Further, Cass worries about the things she cannot control both within and outside of her home. The tension between her dad and Goblin mounts as Goblin confronts her dad about his dog’s whereabouts, as it is implied that her dad killed the dog. Sephie lying about her whereabouts during the orgy is unsettling, and Cass worries for her sister’s safety. She feels sad for Sephie’s new ways of proving to herself that she is mature, believing that there is an ever-growing chasm between their respective senses of maturity.

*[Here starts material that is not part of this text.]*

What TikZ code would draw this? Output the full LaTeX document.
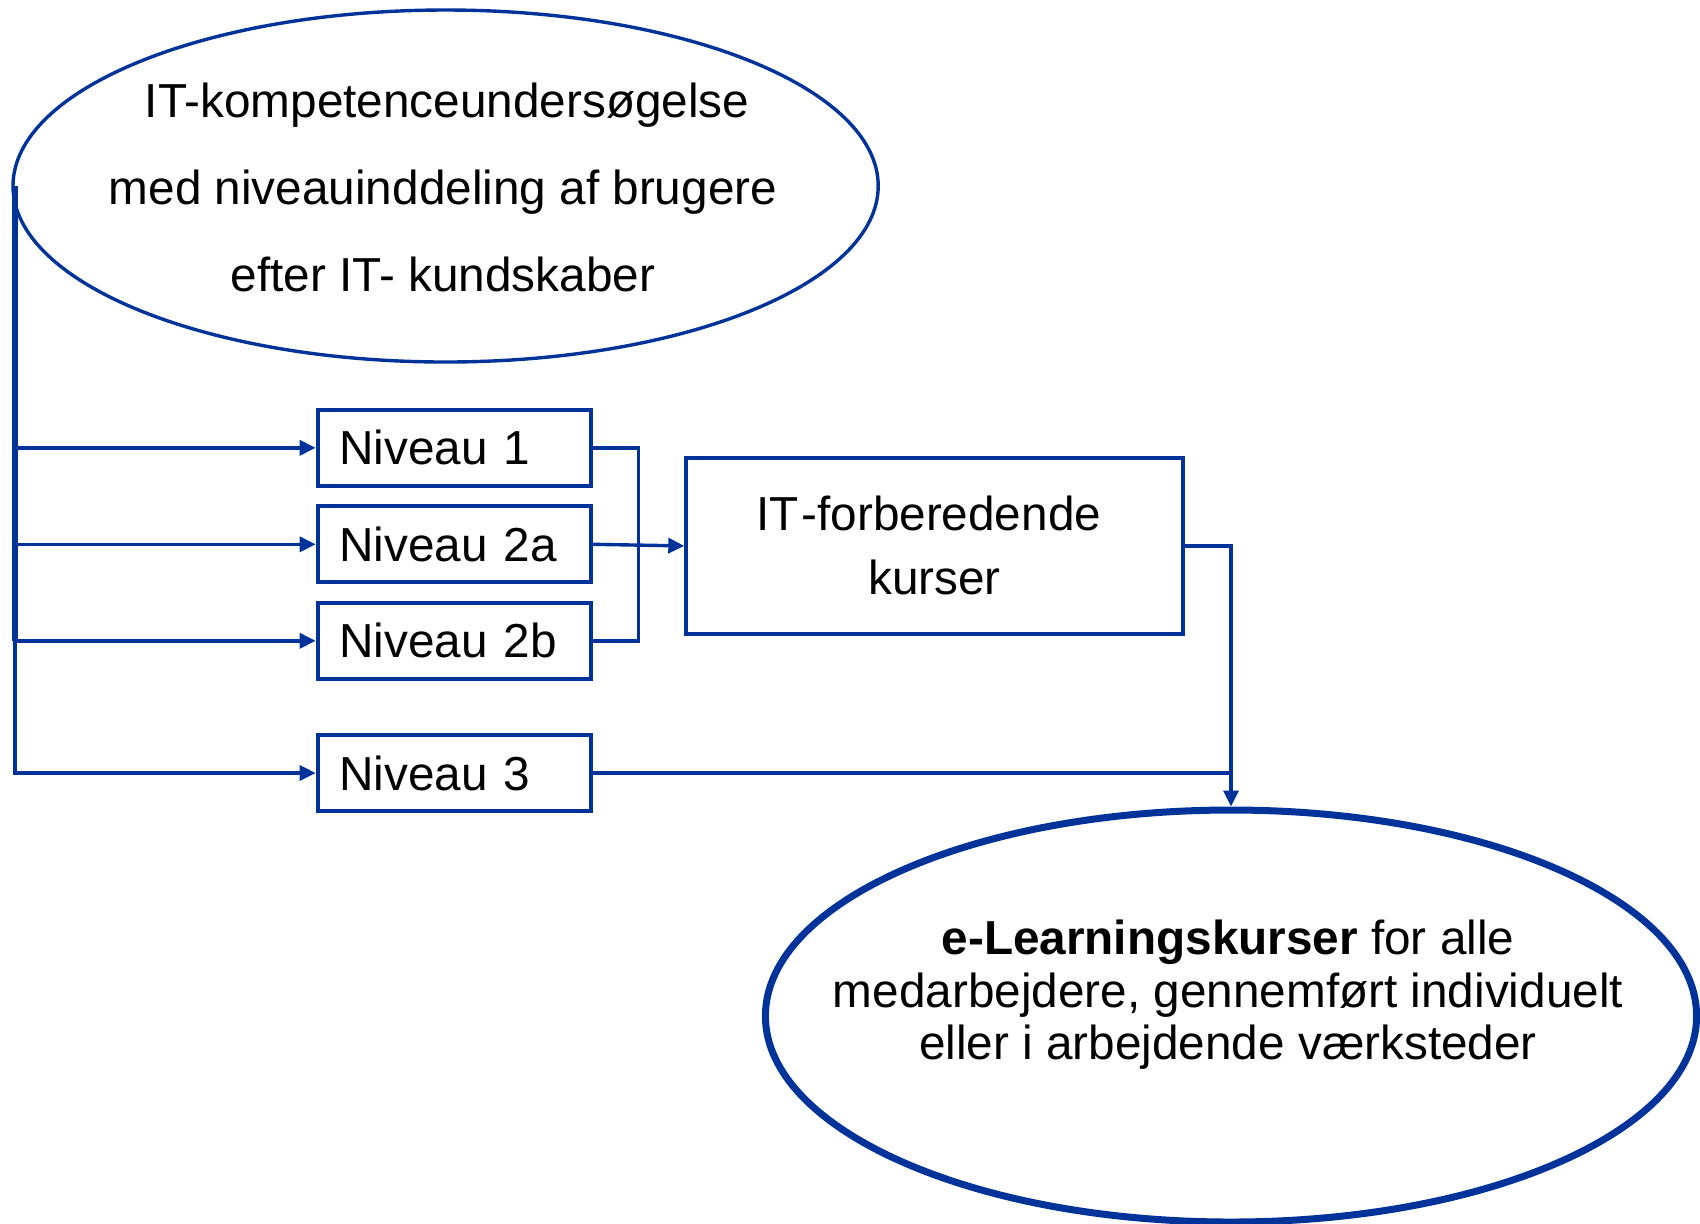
\documentclass[tikz,border=0pt]{standalone}
\usepackage{fontspec}
\setmainfont{Liberation Sans}
\usetikzlibrary{shapes.geometric,arrows.meta}
\definecolor{dblue}{RGB}{0,51,153}
\begin{document}
\begin{tikzpicture}[x=0.5pt,y=-0.5pt,
  conn/.style={draw=dblue,line width=1.7pt},
  arr/.style={conn,-{Triangle[length=8pt,width=7.5pt]}},
  lvlbox/.style={draw=dblue,line width=2pt,rectangle,minimum width=136.6pt,minimum height=38pt,
     inner xsep=10.8pt,inner ysep=0pt,text width=115pt,align=left,
     font=\fontsize{23.85pt}{28pt}\selectfont}
]
\useasboundingbox (0,0) rectangle (1700,1223);
% top ellipse
\node[ellipse,draw=dblue,line width=1.7pt,minimum width=432.6pt,minimum height=176pt,inner sep=0pt] (top) at (445.6,186) {};
\node[align=center,inner sep=0pt,font=\fontsize{23.85pt}{43.35pt}\selectfont] (toptxt) at (443,187.6)
  {IT-kompetenceundersøgelse\hspace*{-4pt}\\med niveauinddeling af brugere\hspace*{4pt}\\efter IT- kundskaber};
% level boxes
\node[lvlbox] (n1) at (454.3,447.8) {Niveau 1};
\node[lvlbox] (n2a) at (454.3,544.3) {Niveau 2a};
\node[lvlbox] (n2b) at (454.3,640.8) {Niveau 2b};
\node[lvlbox] (n3) at (454.3,773) {Niveau 3};
% IT-forberedende box
\node[draw=dblue,line width=2pt,rectangle,minimum width=248.3pt,minimum height=88.4pt,inner sep=0pt,
  align=center,font=\fontsize{23.85pt}{32pt}\selectfont] (itf) at (934.6,545.9)
  {IT\kern1.5pt-forberedende\hspace*{6pt}\\kurser};
% bottom ellipse
\node[ellipse,draw=dblue,line width=3.5pt,minimum width=465.6pt,minimum height=206pt,inner sep=0pt] (bot) at (1231,1016) {};
\node[align=center,inner sep=0pt,font=\fontsize{23.85pt}{26.3pt}\selectfont] (bottxt) at (1228,995)
  {\textbf{e-Learningskurser} for alle\\medarbejdere, gennemført individuelt\\eller i arbejdende værksteder};
% connectors from top ellipse
\coordinate (lft) at (15,186);
\draw[conn,line width=3pt] (lft) -- (lft |- n2b.west);
\draw[arr] (lft) |- (n1.west);
\draw[arr] (lft) |- (n2a.west);
\draw[arr] (lft) |- (n2b.west);
\draw[arr] (lft) |- (n3.west);
% bracket
\coordinate (br) at (638.6,600);
\draw[conn] (n1.east) -- (n1.east -| br) -- (n2b.east -| br) -- (n2b.east);
\draw[arr] (n2a.east) -- (itf.west);
% to bottom ellipse
\draw[arr] (itf.east) -| (bot.north);
\draw[conn] (n3.east) -- (n3.east -| bot.north);
\end{tikzpicture}
\end{document}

Cass fears that Gabriel will meet a worse fate than the previously attacked boys. Twice, Frank invokes the idea that the attacked boys were bitten by a werewolf and are now changing into more violent creatures. While this may have been said in jest, Cass has noted the growing aggression of the boys who were attacked, but she notices this at times when she is directly asking the boys what happened to them. As children, they may not have the tools or language to speak openly or in detail about what they have experienced, which highlights a further loss of innocence as well as its accompanying tragedy: Children cannot always communicate about that which is difficult to process in the first place. This, combined with an environment of unsupportive adults and masked criminals, does not create a safe environment for open discussion of the events that are unfolding.
This section of the text also suffers from some odd incongruities. The realization that every boy who has been abducted rides Cass’s bus is presented as a great discovery, but Cass has already made this observation in prior chapters. As Cass interacts with her potential suspects and realizes that each one is associated with an odd clicking noise—the metronome of Connelly, the throat sound of Goblin, and the dog tags of Bauer—these sources of noise are ascribed greater significance, as any of them could satisfy this aspect of the mystery. However, within the text, it is difficult to consider how each of these three distinct sounds could be so interchangeable, thus casting an even greater air of suspicion and confusion. Lastly, this section ends ominously, as Bauer, a police officer, claims to be looking into the suspects while creating a clicking noise himself. As such, Cass is no closer to narrowing down her list of suspects.